| Type: | Sport, Mixed, Ice, 60 ft (18 m) |
| GPS: | 39.63418, -106.30189 |
| FA: | Rob Griz and Dave Reotzel |
| Page Views: | 2,103 total · 12/month |
| Shared By: | Rob Griz on Nov 21, 2011 |
| Admins: | Leo Paik, John McNamee, Frances Fierst, Monty, Monomaniac, Tyler KC |
Description
What goes better with beer...?! This is a fun, short, and stout line that has a choice of starts. This is a cool line that basically follow a thin seam from bottom to top. On the right face of an inside corner, climb up to a small, right-facing corner under a smaller, chossy roof. Use ice drips to work up into the main, massive roof and out left on a thin seam to the fixed draw. Power through the roof and up onto an easier slab. Finish with dirt hooks to the anchor (...I know what you're thinkin', you wish your girl was this dirty!). An alternative start for the Ladies (...because we know what they want...it's called Weiners 'n' Wine) begins just right (arms length), in a large, dirty crack and trends up left to the bolts.

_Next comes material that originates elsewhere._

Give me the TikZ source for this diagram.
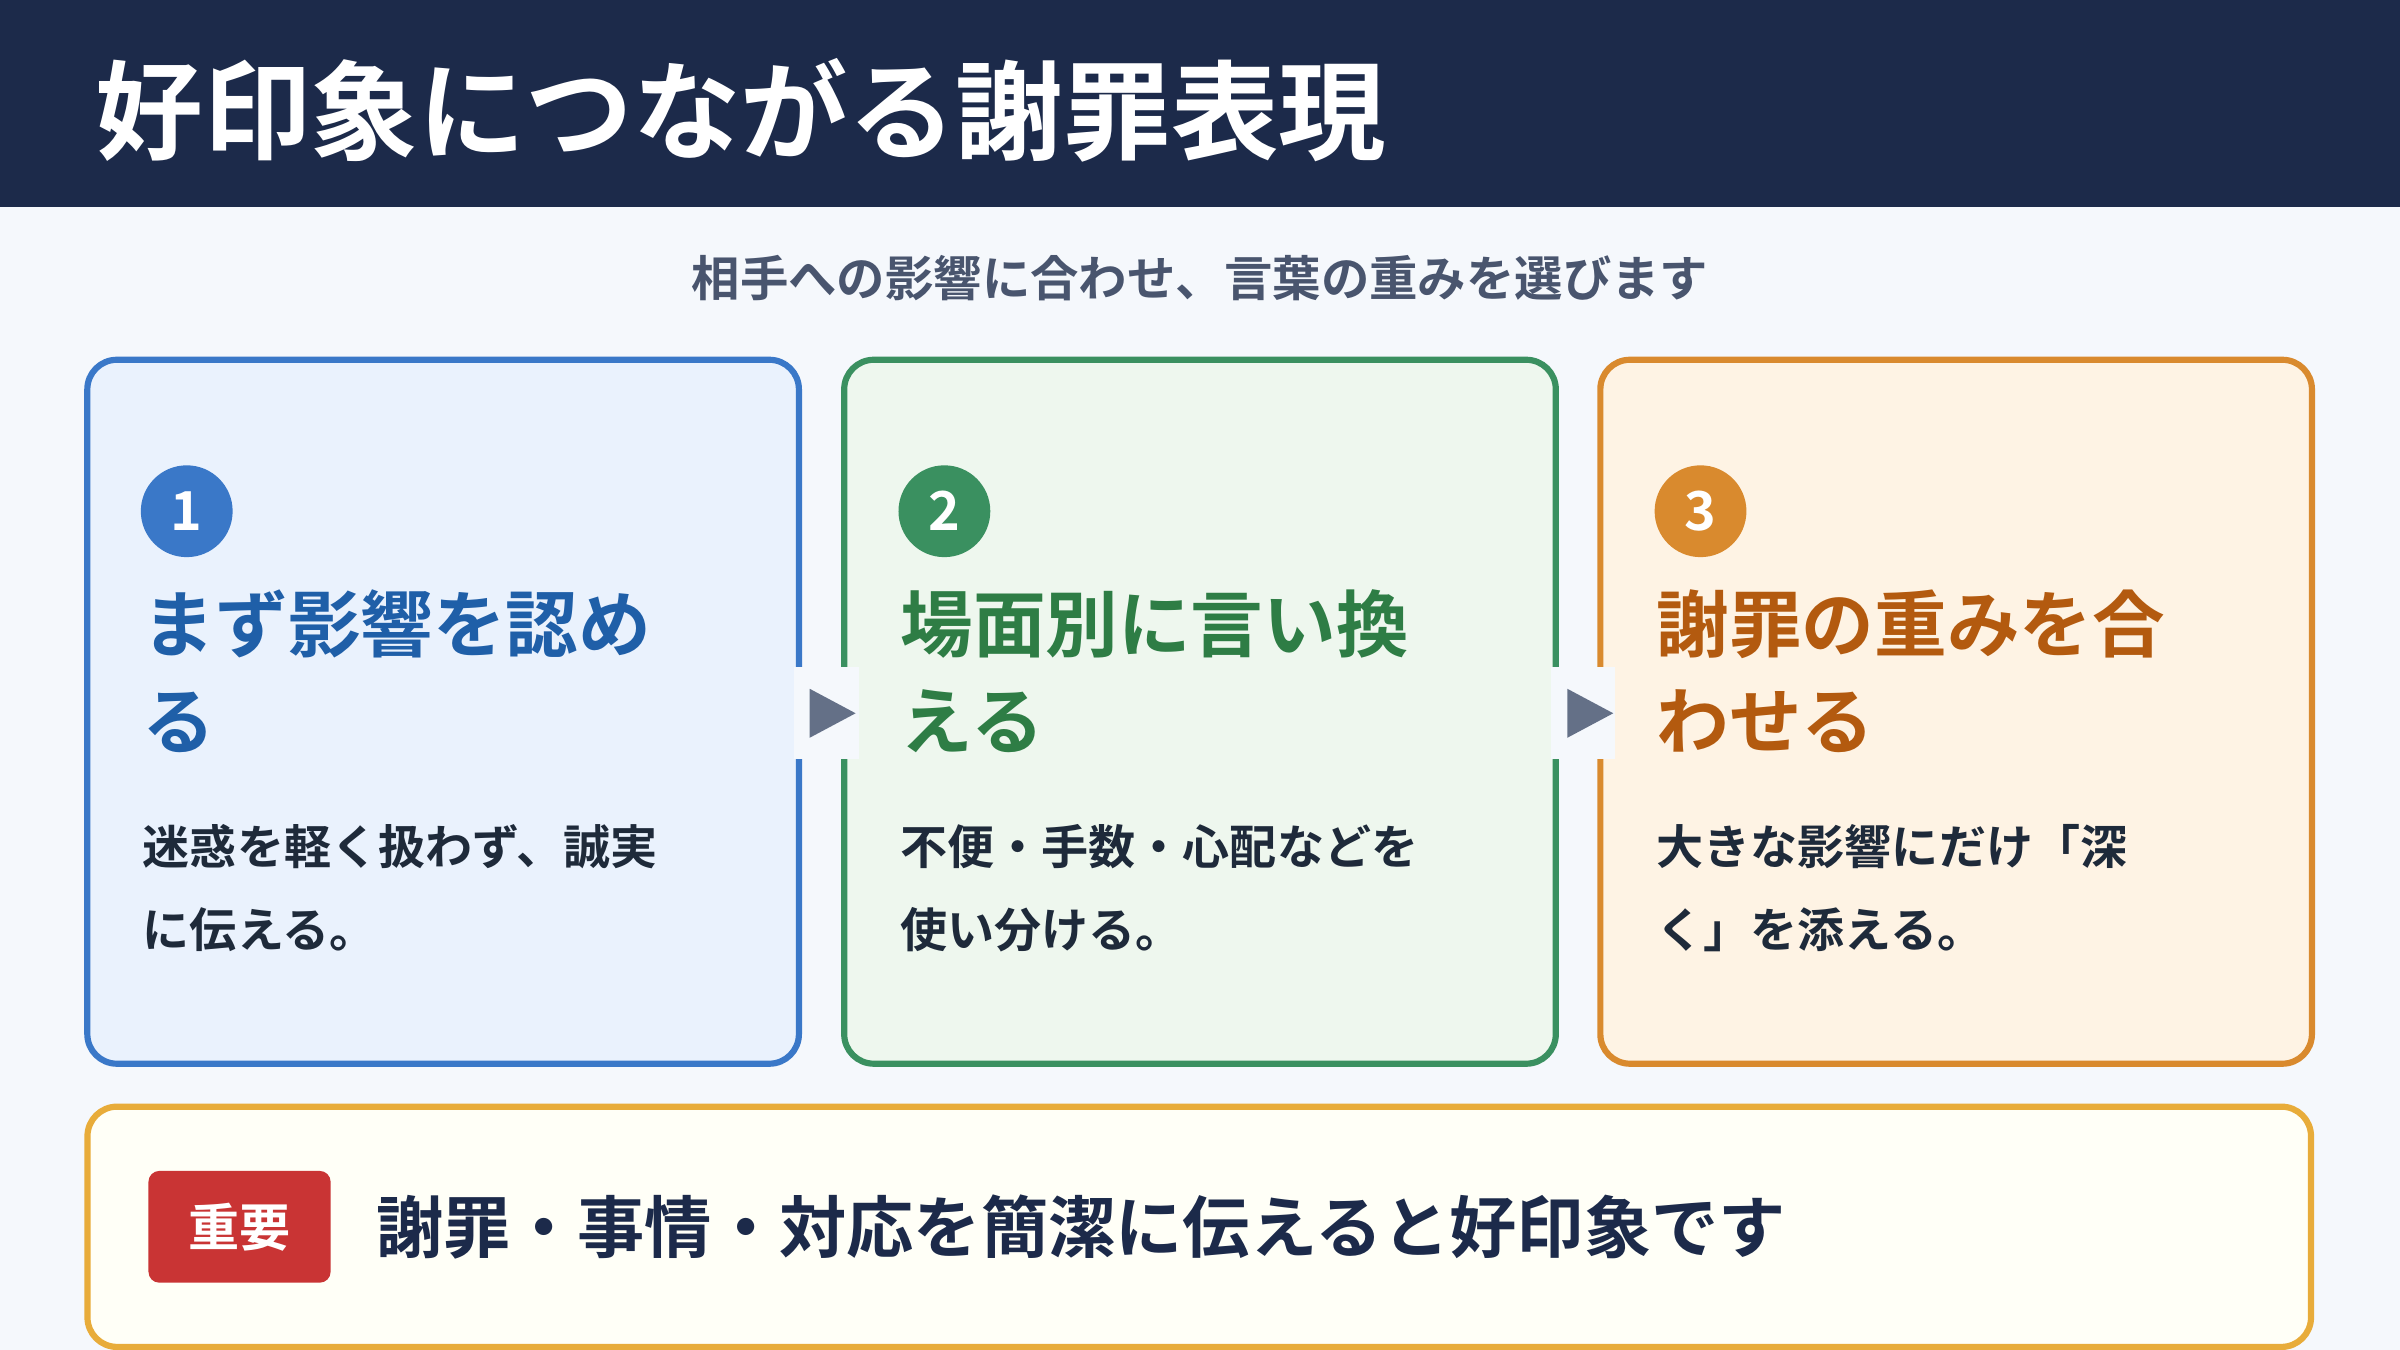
\documentclass[tikz,border=0pt]{standalone}
\usepackage{fontspec}
\setmainfont{Noto Sans CJK JP}
\newfontfamily\jpb{Noto Sans CJK JP}[BoldFont={* Bold}]
\usetikzlibrary{positioning}
\definecolor{navy}{HTML}{1C2A4A}
\definecolor{bgc}{HTML}{F5F8FC}
\definecolor{inkc}{HTML}{1E2A3A}
\definecolor{bluL}{HTML}{3A78C8}\definecolor{bluF}{HTML}{EAF2FD}\definecolor{bluT}{HTML}{1F5FA8}
\definecolor{grnL}{HTML}{3A9060}\definecolor{grnF}{HTML}{EEF7EE}\definecolor{grnT}{HTML}{2E7D45}
\definecolor{orgL}{HTML}{D98A2E}\definecolor{orgF}{HTML}{FEF3E4}\definecolor{orgT}{HTML}{B35A0F}
\definecolor{ylwL}{HTML}{E8AC3A}\definecolor{redB}{HTML}{C93434}\definecolor{arrc}{HTML}{647087}
\tikzset{
  card/.style={draw=#1L,fill=#1F,line width=2.3pt,rounded corners=11pt,minimum width=9.3cm,minimum height=9.2cm},
  num/.style={circle,fill=#1L,minimum size=1.2cm,inner sep=0pt,text=white,font=\jpb\bfseries\fontsize{20}{20}\selectfont},
  head/.style={anchor=north west,align=left,inner sep=0pt,text=#1T,font=\jpb\bfseries\fontsize{27}{36}\selectfont},
  body/.style={anchor=north west,align=left,inner sep=0pt,text=inkc,font=\jpb\bfseries\fontsize{17.5}{31}\selectfont},
  tip/.style={fill=arrc,draw=none}
}
\begin{document}
\begin{tikzpicture}[x=0.02cm,y=-0.02cm]
\useasboundingbox (0,0) rectangle (1568,882);
\fill[bgc] (0,0) rectangle (1568,882);
\fill[navy] (0,0) rectangle (1568,135);
\node (title) [anchor=west,text=white,inner sep=0pt,font=\jpb\bfseries\fontsize{40}{40}\selectfont] at (62,72) {好印象につながる謝罪表現};
\node (sub) [text=navy!80,font=\jpb\bfseries\fontsize{18}{18}\selectfont] at (784,182) {相手への影響に合わせ、言葉の重みを選びます};
% cards
\node (c1) [card=blu] at (289.5,465) {};
\node (c2) [card=grn] at (784,465) {};
\node (c3) [card=org] at (1278,465) {};
\node (n1) [num=blu] at (122,334) {1};
\node (n2) [num=grn] at (617,334) {2};
\node (n3) [num=org] at (1111,334) {3};
\node (h1) [head=blu] at (93,385) {まず影響を認め\\る};
\node (h2) [head=grn] at (588,385) {場面別に言い換\\える};
\node (h3) [head=org] at (1082,385) {謝罪の重みを合\\わせる};
\node (b1) [body] at (93,538) {迷惑を軽く扱わず、誠実\\に伝える。};
\node (b2) [body] at (588,538) {不便・手数・心配などを\\使い分ける。};
\node (b3) [body] at (1082,538) {大きな影響にだけ「深\\く」を添える。};
% arrows between cards
\fill[bgc] (519,436) rectangle (561,496);
\fill[bgc] (1013,436) rectangle (1055,496);
\path[tip] (529,450) -- (559,466) -- (529,482) -- cycle;
\path[tip] (1024,450) -- (1054,466) -- (1024,482) -- cycle;
% bottom note
\node (note) [draw=ylwL,fill=white!60!yellow!8,line width=2.3pt,rounded corners=11pt,minimum width=29.06cm,minimum height=3.14cm] at (783.5,801.5) {};
\node (tag) [fill=redB,rounded corners=4pt,minimum width=2.38cm,minimum height=1.46cm,text=white,font=\jpb\bfseries\fontsize{19}{19}\selectfont] at (156.5,801.5) {重要};
\node (msg) [right=0.58cm of tag,inner sep=0pt,text=navy,font=\jpb\bfseries\fontsize{25}{25}\selectfont] {謝罪・事情・対応を簡潔に伝えると好印象です};
\end{tikzpicture}
\end{document}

It may take #0.5-1-sized Camalots if you need extra protection on the start. The shitty rock band under the big roof had some nice holds, but they were the cause of a sizeable whipper when they blew out on the FA. Early season the route is dry, but it can form some sizeable ice on the upper slab for a true mixed finish.
Location
You can find this bolted line just right of Slabutt route and left of the bolted "Public Masterbation, M8," in a inside corner. The 3rd bolt has a fixed chain draw hanging from the roof. There are fixed top anchors made of webbing, a quicklink and rings.